That's what presidential candidates and voters alike have said they want this year — change in politics and change in the way that our federal government operates. Voters young and old went to the polls in record-shattering numbers for Tuesday's Texas primaries — a sure sign that they are fired up and ready to make change happen.

Here's a challenge for every one of them: If you really mean it, keep voting. Don't stop now.

To say you have done your part for change by voting in this election would be like Billy Ray Cyrus patting himself on the back for singing Achy Breaky Heart. One-hit wonders don't count (and Billy Ray has gone on to better things, thank goodness).

Stay involved in presidential politics and vote again in the Nov. 4 general election.

Just as important — and maybe with even more direct impact on your daily life, your home and your family — vote in the local city council and school board elections that will be held May 10 in many jurisdictions.

The Texas secretary of state's office reported Wednesday that more than 4.2 million people cast ballots in the Republican and Democratic primaries — a turnout of 33.2 percent of the state's registered voters. The previous record was set in the 1988 presidential primary: 2.7 million voters and a 22.7 percent turnout.

In Tarrant County, the count was 301,957 voters in the two party primaries — a 33.6 percent turnout.

In contrast, city council and school board candidates typically struggle and beg to get people to the polls. Last year's election for Arlington mayor drew less than 7 percent of eligible voters; the hottest race on the council ballot drew less than 11 percent. It was the same story in Fort Worth. In Keller, the bitterly contested race for mayor saw an almost unheard-of 15.2 percent voter turnout — and on the same day, a turnout of less than 9 percent filled three seats on the Keller school board.

Please don't make this year's thrilling Texas presidential primary the Achy Breaky Heart of elections.

There are rock stars among the candidates for city council and school board. Once elected, they make momentous decisions and command huge forces of people who fight wars against ignorance, poverty, potholes, out-of-control taxes and, yes, people who would destroy our property and do us great harm. Among them are women and men who have devoted years of their lives to helping others —blacks and whites and people from various ethnic groups, even war heroes and people who can give inspiring speeches.

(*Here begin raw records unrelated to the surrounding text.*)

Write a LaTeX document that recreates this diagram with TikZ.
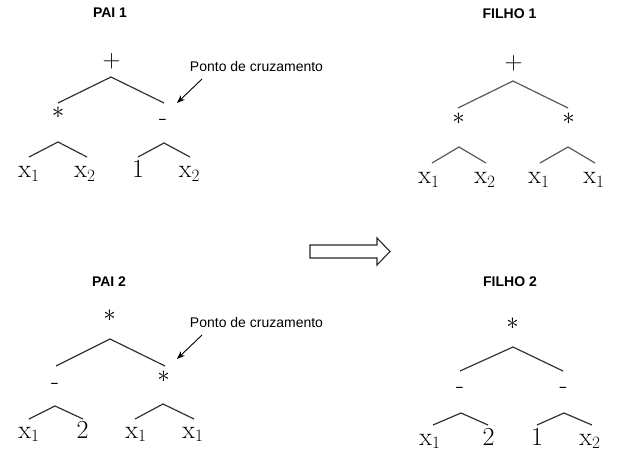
\documentclass[tikz,border=0pt]{standalone}
\usepackage{fontspec}
\newfontfamily\sansf{Liberation Sans}
\usetikzlibrary{arrows.meta}
\tikzset{
  sym/.style={anchor=base, inner sep=0pt, font=\fontsize{26}{30}\selectfont},
  ttl/.style={inner sep=0pt, font=\sansf\bfseries\fontsize{14}{16}\selectfont},
  lbl/.style={anchor=base, inner sep=0pt, font=\sansf\fontsize{14}{16}\selectfont},
  branch/.style={draw=black!80, line width=1.2pt},
  ptr/.style={-{Stealth[length=8pt,width=6pt]}, line width=0.9pt},
  blockarrow/.style={draw=black!85, fill=white, line width=1.1pt, line join=miter}
}
\begin{document}
\begin{tikzpicture}[x=1pt,y=-1pt]
\useasboundingbox (0,0) rectangle (629,470);
% ---------- PAI 1 ----------
\node[ttl] (t1) at (110,13) {PAI 1};
\node[sym] (p1r) at (111.5,68) {$+$};
\node[sym] (p1a) at (58,118.5) {$\ast$};
\node[sym] (p1b) at (163,126) {-};
\node[sym] (p1l1) at (29,178) {$\mathrm{x}_1$};
\node[sym] (p1l2) at (85,178) {$\mathrm{x}_2$};
\node[sym] (p1l3) at (138,178) {1};
\node[sym] (p1l4) at (189.5,178) {$\mathrm{x}_2$};
\draw[branch] (58,103) -- (111,77) -- (164,103);
\draw[branch] (29,157) -- (58,142) -- (87,157);
\draw[branch] (138,157) -- (164,143) -- (190,157);
\node[lbl] (c1) at (256.5,72) {Ponto de cruzamento};
\coordinate (c1s) at (202,79);
\coordinate (c1e) at (177,103);
\draw[ptr] (c1s) -- (c1e);
% ---------- FILHO 1 ----------
\node[ttl] (t2) at (509.5,13.5) {FILHO 1};
\node[sym] (f1r) at (513.5,70) {$+$};
\node[sym] (f1a) at (458.5,125) {$\ast$};
\node[sym] (f1b) at (568.5,125) {$\ast$};
\node[sym] (f1l1) at (429,184) {$\mathrm{x}_1$};
\node[sym] (f1l2) at (485,184) {$\mathrm{x}_2$};
\node[sym] (f1l3) at (539,184) {$\mathrm{x}_1$};
\node[sym] (f1l4) at (594,184) {$\mathrm{x}_1$};
\draw[branch,draw=black!65] (458,108) -- (513,81) -- (568,108);
\draw[branch,draw=black!65] (432,163) -- (459,147) -- (486,163);
\draw[branch,draw=black!65] (540,163) -- (568,147) -- (595,163);
% ---------- block arrow ----------
\draw[blockarrow] (310,245) -- (377,245) -- (377,238) -- (390,251.5) -- (377,265) -- (377,258) -- (310,258) -- cycle;
% ---------- PAI 2 ----------
\node[ttl] (t3) at (109,281.5) {PAI 2};
\node[sym] (p2r) at (109.5,321) {$\ast$};
\node[sym] (p2a) at (55,389.5) {-};
\node[sym] (p2b) at (163.5,382) {$\ast$};
\node[sym] (p2l1) at (29,438) {$\mathrm{x}_1$};
\node[sym] (p2l2) at (82.5,438) {2};
\node[sym] (p2l3) at (136,438) {$\mathrm{x}_1$};
\node[sym] (p2l4) at (193,438) {$\mathrm{x}_1$};
\draw[branch] (56,366) -- (110,339) -- (165,366);
\draw[branch] (29,419) -- (55,406) -- (83,419);
\draw[branch] (135,419) -- (163,404) -- (194,419);
\node[lbl] (c2) at (256.5,327) {Ponto de cruzamento};
\coordinate (c2s) at (202,335);
\coordinate (c2e) at (177,359);
\draw[ptr] (c2s) -- (c2e);
% ---------- FILHO 2 ----------
\node[ttl] (t4) at (510,282) {FILHO 2};
\node[sym] (f2r) at (512.5,329) {$\ast$};
\node[sym] (f2a) at (460,393.5) {-};
\node[sym] (f2b) at (563.5,393.5) {-};
\node[sym] (f2l1) at (430,445) {$\mathrm{x}_1$};
\node[sym] (f2l2) at (488.5,445) {2};
\node[sym] (f2l3) at (537,445) {1};
\node[sym] (f2l4) at (590,445) {$\mathrm{x}_2$};
\draw[branch] (460,371) -- (513,347) -- (563,371);
\draw[branch] (433,425) -- (461,413) -- (488,425);
\draw[branch] (537,425) -- (564,413) -- (592,425);
\end{tikzpicture}
\end{document}
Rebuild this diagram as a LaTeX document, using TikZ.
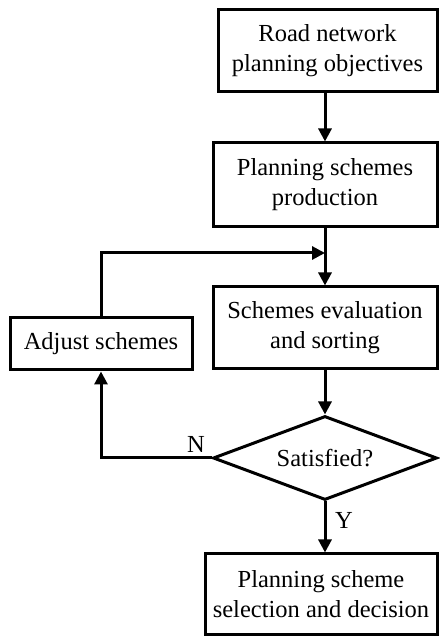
\documentclass[tikz,border=0pt]{standalone}
\usepackage{fontspec}
\setmainfont{Liberation Serif}
\usetikzlibrary{shapes.geometric,arrows.meta}
\begin{document}
\begin{tikzpicture}[x=1pt,y=1pt,
  box/.style={draw,line width=3pt,align=center,inner sep=0pt,font=\fontsize{24.5}{30}\selectfont},
  arr/.style={line width=3pt,-{Triangle[length=13pt,width=13pt]}},
  lbl/.style={font=\fontsize{24.5}{30}\selectfont}]
\useasboundingbox (0,0) rectangle (439,637);
\node[box,minimum width=219pt,minimum height=82pt] (b1) at (327.5,586) {Road network\\planning objectives};
\node[box,minimum width=224pt,minimum height=84pt] (b2) at (325,452) {Planning schemes\\production};
\node[box,minimum width=224pt,minimum height=82pt] (b3) at (325,309) {Schemes evaluation\\and sorting};
\node[box,minimum width=182pt,minimum height=52pt] (adj) at (101,293) {Adjust schemes};
\node[box,diamond,aspect=2.67,minimum width=224pt,minimum height=84pt] (dia) at (325,179) {Satisfied?};
\node[box,minimum width=232pt,minimum height=81pt] (b5) at (321,42.5) {Planning scheme\\selection and decision};
\coordinate (j) at (325,384);
\draw[arr] (b1.south -| b2.north) -- (b2.north);
\draw[line width=3pt] (b2.south) -- (j);
\draw[arr] (j) -- (b3.north);
\draw[arr] (adj.north) |- (j);
\draw[arr] (b3.south) -- (dia.north);
\draw[arr] (dia.west) -| (adj.south);
\draw[arr] (dia.south) -- (b5.north -| dia.south);
\node[lbl] (n) at (196,193) {N};
\node[lbl] (y) at (344,117) {Y};
\end{tikzpicture}
\end{document}
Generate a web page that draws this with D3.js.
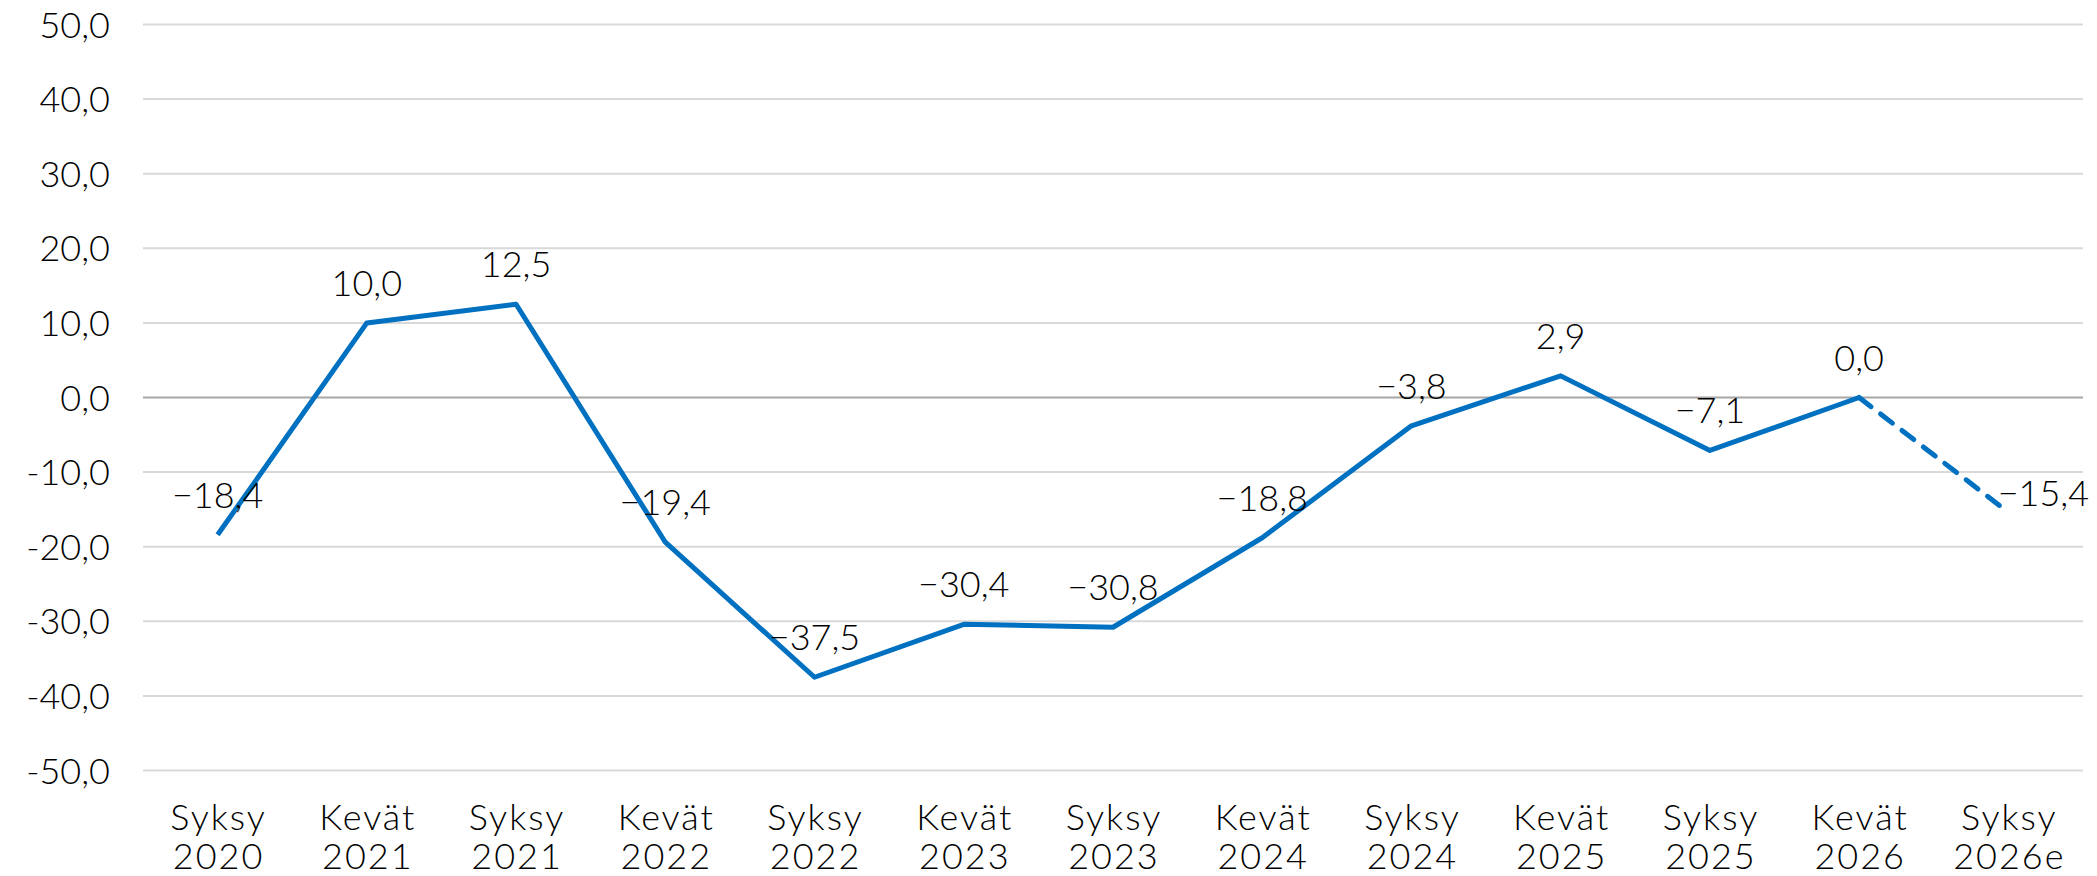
<!DOCTYPE html>
<html><head><meta charset="utf-8">
<script src="https://cdn.jsdelivr.net/npm/d3@7"></script>
<style>
html,body{margin:0;padding:0;background:#fff;}
svg{display:block;}
text{font-family:Lato,"Noto Sans",sans-serif;font-weight:300;fill:#000;}
</style></head><body>
<svg id="c" width="2097" height="876"></svg>
<script>
const seasons = ["Syksy","Kevät","Syksy","Kevät","Syksy","Kevät","Syksy","Kevät","Syksy","Kevät","Syksy","Kevät","Syksy"];
const years = ["2020","2021","2021","2022","2022","2023","2023","2024","2024","2025","2025","2026","2026e"];
const values = [-18.4, 10.0, 12.5, -19.4, -37.5, -30.4, -30.8, -18.8, -3.8, 2.9, -7.1, 0.0, -15.4];
const yTicks = [50, 40, 30, 20, 10, 0, -10, -20, -30, -40, -50];
const forecastFrom = 11; // index where dashed forecast segment starts

(function(){
const svg = d3.select("#c");
const pLeft = 143, pRight = 2083, pTop = 24.5, pBottom = 770.5;
const x = d3.scaleBand().domain(d3.range(values.length)).range([pLeft, pRight]);
const y = d3.scaleLinear().domain([-50, 50]).range([pBottom, pTop]);
const cx = i => x(i) + x.bandwidth() / 2;
const fmt = v => d3.format(".1f")(Math.abs(v)).replace(".", ",");

svg.append("g").selectAll("line").data(yTicks).join("line")
  .attr("x1", pLeft).attr("x2", pRight)
  .attr("y1", d => y(d)).attr("y2", d => y(d))
  .attr("stroke", d => d === 0 ? "#a6a6a6" : "#d9d9d9")
  .attr("stroke-width", 2);

svg.append("g").selectAll("text").data(yTicks).join("text")
  .attr("x", 110).attr("y", d => y(d) + 13)
  .attr("text-anchor", "end").attr("font-size", 36)
  .text(d => (d < 0 ? "-" : "") + fmt(d));

const xg = svg.append("g");
xg.selectAll("text.s").data(seasons).join("text").attr("class", "s")
  .attr("text-anchor", "middle").attr("font-size", 36).attr("letter-spacing", 2)
  .attr("x", (d, i) => cx(i) + 1).attr("y", 830).text(d => d);
xg.selectAll("text.yr").data(years).join("text").attr("class", "yr")
  .attr("text-anchor", "middle").attr("font-size", 36).attr("letter-spacing", 2)
  .attr("x", (d, i) => cx(i) + 1).attr("y", 869).text(d => d);

const line = d3.line().x(d => cx(d.i)).y(d => y(d.v));
const pts = values.map((v, i) => ({i, v}));
svg.append("path").datum(pts.slice(0, forecastFrom + 1))
  .attr("d", line).attr("fill", "none").attr("stroke", "#0070C0")
  .attr("stroke-width", 5).attr("stroke-linejoin", "round");
svg.append("path").datum(pts.slice(forecastFrom))
  .attr("d", line).attr("fill", "none").attr("stroke", "#0070C0")
  .attr("stroke-width", 5).attr("stroke-dasharray", "15,12").attr("stroke-linecap", "round");

svg.append("g").selectAll("text").data(pts).join("text")
  .attr("font-size", 36).attr("text-anchor", "middle")
  .attr("x", d => d.i === values.length - 1 ? cx(d.i) + 35 : cx(d.i))
  .attr("y", d => d.i === values.length - 1 ? y(d.v) - 6 : y(d.v) - 27)
  .text(d => (d.v < 0 ? "\u2212" : "") + fmt(d.v));
})();
</script>
</body></html>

But you have to pay attention, and you have to vote for the ones you believe will do the best job. You might even have to become one of them yourself and run for office.

If the people who voted in Tuesday's election do that — if they care enough to continue in large numbers what they started in the presidential primaries — it can't help but bring real change.

If that many people participate, it will be change that we can believe in.